Two factors typically drive this. First, technical debt from improper use of cloud-native technologies increases costs. Second, enterprises new to cloud-native architectures often lack effective cost insight and control measures, making it difficult to identify the causes of cost increases. Properly managing resources at the container layer is a real challenge for every enterprise.

By following the Cost administration practices for cloud-native scenarios, you can integrate cost optimization capabilities into the container management platform. This process involves performing aggregation and analysis from two dimensions: physical and logical. The physical dimension includes cluster nodes, node pools, and resource groups, while the logical dimension includes pods, application workloads, and namespaces. By correlating the costs between these dimensions and establishing a complete resource cost profile, you can perform administration tasks more accurately and effectively.

Use automation to achieve proper resource usage

Use automatic elasticity and automation tools to manage online resources, reducing manual O&M costs and errors from manual operations.
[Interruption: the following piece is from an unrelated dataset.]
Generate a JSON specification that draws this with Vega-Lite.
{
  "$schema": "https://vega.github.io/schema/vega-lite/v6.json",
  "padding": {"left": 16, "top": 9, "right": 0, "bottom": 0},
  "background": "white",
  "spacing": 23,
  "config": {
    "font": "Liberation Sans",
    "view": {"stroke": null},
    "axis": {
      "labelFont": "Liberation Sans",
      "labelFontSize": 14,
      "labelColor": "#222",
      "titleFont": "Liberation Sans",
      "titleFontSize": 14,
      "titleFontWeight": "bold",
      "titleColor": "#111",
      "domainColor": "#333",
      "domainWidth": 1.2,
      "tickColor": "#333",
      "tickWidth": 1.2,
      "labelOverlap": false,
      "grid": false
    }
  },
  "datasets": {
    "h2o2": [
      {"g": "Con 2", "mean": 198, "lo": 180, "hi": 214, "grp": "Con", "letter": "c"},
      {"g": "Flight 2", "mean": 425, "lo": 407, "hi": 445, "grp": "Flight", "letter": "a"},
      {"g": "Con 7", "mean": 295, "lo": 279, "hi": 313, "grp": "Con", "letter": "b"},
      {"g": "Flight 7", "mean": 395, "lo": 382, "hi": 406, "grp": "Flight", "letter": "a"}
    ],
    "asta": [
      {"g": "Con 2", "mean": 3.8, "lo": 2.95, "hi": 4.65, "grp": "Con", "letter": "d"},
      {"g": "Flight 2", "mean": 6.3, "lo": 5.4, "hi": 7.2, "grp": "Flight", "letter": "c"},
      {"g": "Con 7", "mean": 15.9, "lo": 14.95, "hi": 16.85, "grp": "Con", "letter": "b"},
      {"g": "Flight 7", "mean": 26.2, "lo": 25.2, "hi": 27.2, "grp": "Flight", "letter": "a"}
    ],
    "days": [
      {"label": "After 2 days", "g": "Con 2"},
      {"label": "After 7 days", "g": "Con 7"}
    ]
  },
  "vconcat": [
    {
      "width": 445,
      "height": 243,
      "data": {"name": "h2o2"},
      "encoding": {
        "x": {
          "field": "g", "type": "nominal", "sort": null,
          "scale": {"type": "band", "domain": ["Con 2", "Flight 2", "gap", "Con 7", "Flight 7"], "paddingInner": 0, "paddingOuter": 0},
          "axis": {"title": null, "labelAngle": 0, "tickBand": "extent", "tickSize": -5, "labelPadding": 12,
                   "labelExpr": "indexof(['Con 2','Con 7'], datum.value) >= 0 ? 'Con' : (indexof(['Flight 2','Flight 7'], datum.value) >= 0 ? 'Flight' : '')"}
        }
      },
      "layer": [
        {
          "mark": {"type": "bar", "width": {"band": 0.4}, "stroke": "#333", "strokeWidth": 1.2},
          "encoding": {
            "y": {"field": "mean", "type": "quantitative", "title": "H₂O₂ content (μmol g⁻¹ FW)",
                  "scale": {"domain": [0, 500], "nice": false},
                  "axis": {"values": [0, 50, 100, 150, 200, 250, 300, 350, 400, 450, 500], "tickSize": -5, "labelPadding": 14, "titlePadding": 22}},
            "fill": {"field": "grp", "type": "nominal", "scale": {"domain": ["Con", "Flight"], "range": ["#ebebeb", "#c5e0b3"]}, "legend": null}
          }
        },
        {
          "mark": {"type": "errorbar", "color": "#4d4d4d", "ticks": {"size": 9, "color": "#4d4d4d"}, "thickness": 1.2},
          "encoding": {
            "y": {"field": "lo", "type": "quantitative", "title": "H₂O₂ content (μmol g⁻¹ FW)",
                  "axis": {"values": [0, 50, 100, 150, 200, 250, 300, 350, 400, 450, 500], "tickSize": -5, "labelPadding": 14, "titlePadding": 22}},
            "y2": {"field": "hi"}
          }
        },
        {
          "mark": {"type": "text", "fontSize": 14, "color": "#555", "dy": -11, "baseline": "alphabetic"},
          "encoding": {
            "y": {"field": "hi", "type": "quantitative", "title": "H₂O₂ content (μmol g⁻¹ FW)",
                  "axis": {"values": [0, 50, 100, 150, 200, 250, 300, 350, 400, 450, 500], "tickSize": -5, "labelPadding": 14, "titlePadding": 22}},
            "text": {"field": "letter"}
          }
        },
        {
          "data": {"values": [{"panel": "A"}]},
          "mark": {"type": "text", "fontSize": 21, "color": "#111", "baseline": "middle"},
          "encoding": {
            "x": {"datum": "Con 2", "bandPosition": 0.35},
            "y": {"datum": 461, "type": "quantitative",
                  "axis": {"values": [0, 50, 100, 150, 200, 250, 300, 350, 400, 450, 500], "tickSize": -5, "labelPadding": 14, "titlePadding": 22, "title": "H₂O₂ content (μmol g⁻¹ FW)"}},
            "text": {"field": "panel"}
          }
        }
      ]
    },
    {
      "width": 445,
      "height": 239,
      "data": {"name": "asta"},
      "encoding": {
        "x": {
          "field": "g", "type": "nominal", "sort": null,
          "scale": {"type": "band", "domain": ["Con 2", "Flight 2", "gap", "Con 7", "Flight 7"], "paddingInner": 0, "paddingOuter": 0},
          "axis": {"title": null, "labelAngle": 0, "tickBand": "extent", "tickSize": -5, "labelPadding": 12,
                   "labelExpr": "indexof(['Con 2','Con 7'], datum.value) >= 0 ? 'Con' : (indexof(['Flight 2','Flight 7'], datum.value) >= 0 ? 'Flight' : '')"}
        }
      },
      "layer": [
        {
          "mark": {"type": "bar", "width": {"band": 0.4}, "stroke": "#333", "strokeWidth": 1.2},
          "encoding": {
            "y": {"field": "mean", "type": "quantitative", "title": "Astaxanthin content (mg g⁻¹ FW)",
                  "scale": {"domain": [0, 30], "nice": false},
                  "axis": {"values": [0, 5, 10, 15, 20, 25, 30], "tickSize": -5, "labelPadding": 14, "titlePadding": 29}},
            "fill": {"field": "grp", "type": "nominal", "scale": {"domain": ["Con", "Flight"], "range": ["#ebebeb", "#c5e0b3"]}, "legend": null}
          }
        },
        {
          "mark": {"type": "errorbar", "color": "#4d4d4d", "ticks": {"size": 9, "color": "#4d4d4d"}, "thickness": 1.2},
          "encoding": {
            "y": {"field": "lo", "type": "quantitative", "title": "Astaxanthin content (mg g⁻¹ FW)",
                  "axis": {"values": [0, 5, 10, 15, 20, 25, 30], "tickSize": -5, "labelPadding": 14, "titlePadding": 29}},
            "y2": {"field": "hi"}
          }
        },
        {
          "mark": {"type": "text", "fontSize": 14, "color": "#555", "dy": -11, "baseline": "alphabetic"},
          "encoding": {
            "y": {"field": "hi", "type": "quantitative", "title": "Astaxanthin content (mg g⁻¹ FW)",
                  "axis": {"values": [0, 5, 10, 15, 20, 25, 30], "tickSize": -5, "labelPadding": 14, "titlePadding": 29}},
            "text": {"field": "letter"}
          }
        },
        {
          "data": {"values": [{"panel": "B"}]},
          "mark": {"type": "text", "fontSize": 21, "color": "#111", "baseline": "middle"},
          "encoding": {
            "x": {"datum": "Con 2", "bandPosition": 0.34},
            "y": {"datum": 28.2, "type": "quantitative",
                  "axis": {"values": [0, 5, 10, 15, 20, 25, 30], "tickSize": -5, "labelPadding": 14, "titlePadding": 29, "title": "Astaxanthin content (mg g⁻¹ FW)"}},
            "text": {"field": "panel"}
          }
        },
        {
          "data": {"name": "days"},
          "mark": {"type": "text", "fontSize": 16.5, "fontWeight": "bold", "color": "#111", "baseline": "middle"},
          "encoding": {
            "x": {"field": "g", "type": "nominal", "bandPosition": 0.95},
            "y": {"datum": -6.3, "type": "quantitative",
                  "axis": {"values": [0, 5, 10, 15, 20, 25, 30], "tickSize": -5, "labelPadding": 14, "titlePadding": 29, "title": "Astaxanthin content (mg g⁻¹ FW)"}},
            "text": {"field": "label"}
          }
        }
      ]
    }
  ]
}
Auto Scaling (ESS): Continuously maintains instance clusters across billing methods, zones, and instance types. This service is suitable for scenarios in which business workloads fluctuate.
Auto provisioning: Deploy instance clusters across multiple billing methods, zones, and instance types with a single click. This feature is suitable for scenarios where stable computing power must be provisioned quickly and spot instances are used to reduce costs.
O&M Orchestration: Defines a set of O&M operations as a template to efficiently execute O&M tasks. This feature is suitable for scenarios that require event-driven, scheduled, batch, or cross-region O&M.
Resource Orchestration Service: Allows you to deploy and maintain stacks that contain multiple cloud resources and dependencies with one click. It is suitable for scenarios in which delivery of an integrated system or environment clone is required.